Setting a bad example

You advise your teenager not to lie, yet you habitually do so to avoid joining a school volunteer event or attending an insignificant lunch meeting. You scream at your kids and implore them angrily to talk respectfully to one another.

The concern here is that we are frequently blind to our actions and forget that the little ones are watching and learning from us. Be a prime example of the conduct you want your child to mimic as often as possible. If you violate one of your standards occasionally, explain the situation to your kid, discuss how you could have acted differently, and respond with better grace next time.

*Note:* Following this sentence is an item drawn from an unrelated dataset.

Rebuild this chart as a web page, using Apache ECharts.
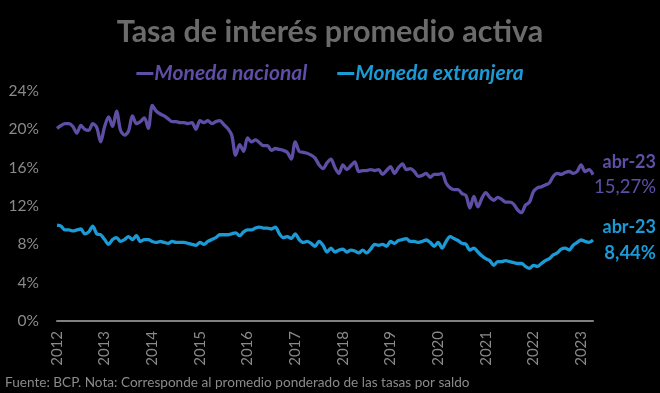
<!DOCTYPE html>
<html>
<head>
<meta charset="utf-8">
<script src="https://cdn.jsdelivr.net/npm/echarts@6/dist/echarts.min.js"></script>
<style>
html,body{margin:0;padding:0;background:#000;}
#c{width:660px;height:393px;}
</style>
</head>
<body>
<div id="c"></div>
<script>
// Monthly data Jan 2012 - Apr 2023
const years = ['2012','2013','2014','2015','2016','2017','2018','2019','2020','2021','2022','2023'];
const monthsPerYear = 12;
const lastYearMonths = 4;
const yTicks = [0, 4, 8, 12, 16, 20, 24];

const monedaNacional = [
20.1,20.4,20.6,20.6,20.3,19.6,20.4,20.0,19.9,20.6,20.2,18.7,
20.3,21.3,20.3,21.9,19.9,19.4,19.8,21.4,20.6,20.8,21.2,20.1,
22.5,21.9,21.6,21.4,21.1,20.8,20.8,20.7,20.7,20.6,20.7,20.0,
20.9,20.7,20.9,20.6,20.8,20.9,20.5,20.1,19.4,17.3,18.4,17.7,
19.1,18.7,18.9,18.6,18.3,18.3,17.8,18.0,17.9,17.8,17.6,16.9,
18.7,17.7,17.6,17.5,17.3,17.0,16.3,15.9,16.5,16.9,16.0,15.4,
16.3,15.8,16.2,16.6,15.6,15.7,15.7,15.8,15.7,15.8,15.3,15.7,
16.1,15.4,16.0,16.4,15.8,15.9,15.6,15.1,15.2,15.4,15.0,15.3,
15.3,15.4,14.4,13.9,13.7,13.7,13.3,13.1,11.8,13.0,11.9,12.8,
13.4,12.9,12.6,12.9,12.7,12.4,12.4,12.2,11.6,11.3,12.1,12.4,
13.5,13.9,14.0,14.2,14.4,15.1,15.4,15.3,15.5,15.6,15.4,15.6,
16.3,15.6,15.8,15.27
];
const monedaExtranjera = [
10.0,9.9,9.5,9.5,9.4,9.5,9.6,9.1,9.3,9.9,9.1,9.0,
8.5,8.0,8.5,8.7,8.3,8.5,8.8,8.5,8.9,8.3,8.5,8.5,
8.3,8.2,8.3,8.2,8.1,8.3,8.2,8.2,8.2,8.1,8.0,7.9,
8.2,8.0,8.3,8.5,8.7,9.0,9.0,9.0,9.1,9.2,8.9,9.3,
9.5,9.5,9.7,9.8,9.7,9.7,9.6,9.8,9.1,8.7,8.8,8.6,
9.1,8.5,8.2,8.3,8.1,7.8,8.3,7.9,7.2,7.6,7.2,7.4,
7.5,7.2,7.4,7.3,7.1,7.4,7.1,7.5,8.0,7.9,8.0,7.8,
8.3,8.1,8.4,8.5,8.6,8.3,8.3,8.2,8.3,8.45,8.2,7.8,
8.2,7.6,8.3,8.8,8.6,8.4,8.1,8.0,7.4,7.6,7.2,6.8,
6.5,6.3,5.8,6.2,6.2,6.3,6.2,6.1,6.0,6.0,5.7,5.5,
5.8,5.7,6.0,6.3,6.5,6.9,7.1,7.5,7.6,7.4,7.9,8.2,
8.45,8.3,8.2,8.44
];
const lastLabel = 'abr-23';

const categories = [];
years.forEach((y, yi) => {
  const n = yi === years.length - 1 ? lastYearMonths : monthsPerYear;
  for (let m = 1; m <= n; m++) categories.push(y + '-' + (m < 10 ? '0' + m : m));
});

const PURPLE = '#5f4ea6';
const BLUE = '#1b9ad6';
const FONT = 'Lato, "Open Sans", sans-serif';

function fmtPct(v) { return v.toFixed(2).replace('.', ',') + '%'; }

const chart = echarts.init(document.getElementById('c'), null, {renderer: 'canvas'});
chart.setOption({
  backgroundColor: '#000',
  animation: false,
  title: {
    text: 'Tasa de interés promedio activa',
    left: 'center',
    top: 12,
    textStyle: {color: '#6b6b6b', fontSize: 30.5, fontWeight: 'bold', fontFamily: FONT}
  },
  legend: {
    top: 58,
    left: 'center',
    itemGap: 30,
    itemWidth: 17,
    itemHeight: 3,
    icon: 'rect',
    textStyle: {fontSize: 21, fontStyle: 'italic', fontWeight: 'bold', fontFamily: FONT, padding: [0,0,0,-4]},
    data: [
      {name: 'Moneda nacional', textStyle: {color: PURPLE}},
      {name: 'Moneda extranjera', textStyle: {color: BLUE}}
    ]
  },
  grid: {left: 57, right: 67, top: 91, bottom: 72, containLabel: false},
  xAxis: {
    type: 'category',
    data: categories,
    boundaryGap: false,
    axisLine: {lineStyle: {color: '#808080', width: 2}},
    axisTick: {show: false},
    axisLabel: {
      rotate: 90,
      color: '#8a8a8a',
      fontSize: 15,
      fontFamily: FONT,
      margin: 10,
      interval: (idx) => idx % monthsPerYear === 0,
      formatter: (v) => v.slice(0, 4)
    },
    splitLine: {show: false}
  },
  yAxis: {
    type: 'value',
    min: yTicks[0],
    max: yTicks[yTicks.length - 1],
    interval: yTicks[1] - yTicks[0],
    axisLine: {show: false},
    axisTick: {show: false},
    splitLine: {show: false},
    axisLabel: {color: '#8a8a8a', fontSize: 15.5, fontFamily: FONT, margin: 18, formatter: '{value}%'}
  },
  series: [
    {
      name: 'Moneda nacional',
      type: 'line',
      data: monedaNacional,
      smooth: 0.3,
      showSymbol: false,
      lineStyle: {color: PURPLE, width: 3.3},
      itemStyle: {color: PURPLE},
      endLabel: {
        show: true,
        distance: 2,
        formatter: (p) => '{a|' + lastLabel + '}\n{b|' + fmtPct(p.value) + '}',
        rich: {
          a: {color: PURPLE, fontSize: 18, fontWeight: 'bold', fontFamily: FONT, align: 'right', width: 61, lineHeight: 25},
          b: {color: PURPLE, fontSize: 18.5, fontFamily: FONT, align: 'right', width: 61, lineHeight: 25}
        }
      }
    },
    {
      name: 'Moneda extranjera',
      type: 'line',
      data: monedaExtranjera,
      smooth: 0.3,
      showSymbol: false,
      lineStyle: {color: BLUE, width: 3.3},
      itemStyle: {color: BLUE},
      endLabel: {
        show: true,
        distance: 2,
        formatter: (p) => '{a|' + lastLabel + '}\n{b|' + fmtPct(p.value) + '}',
        rich: {
          a: {color: BLUE, fontSize: 18, fontWeight: 'bold', fontFamily: FONT, align: 'right', width: 61, lineHeight: 25},
          b: {color: BLUE, fontSize: 18.5, fontWeight: 'bold', fontFamily: FONT, align: 'right', width: 61, lineHeight: 25}
        }
      }
    }
  ],
  graphic: [{
    type: 'text',
    left: 5,
    top: 376,
    style: {
      text: 'Fuente: BCP. Nota: Corresponde al promedio ponderado de las tasas por saldo',
      fill: '#8a8a8a',
      fontSize: 13.6,
      fontFamily: FONT
    }
  }]
});
</script>
</body>
</html>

Getting kids to obey might feel like an impossible endeavor since children are capable of pushing against the boundaries of their environment to learn what is tolerable and what is not. This may be perplexing for parents who feel compelled to constantly raise the stakes to turn every encounter into a teachable moment. Keeping the aforementioned missteps in mind, nevertheless, can assist parents in developing a disciplinary system that is fair, effective, and encourages a child to learn the right things when the opportunity presents.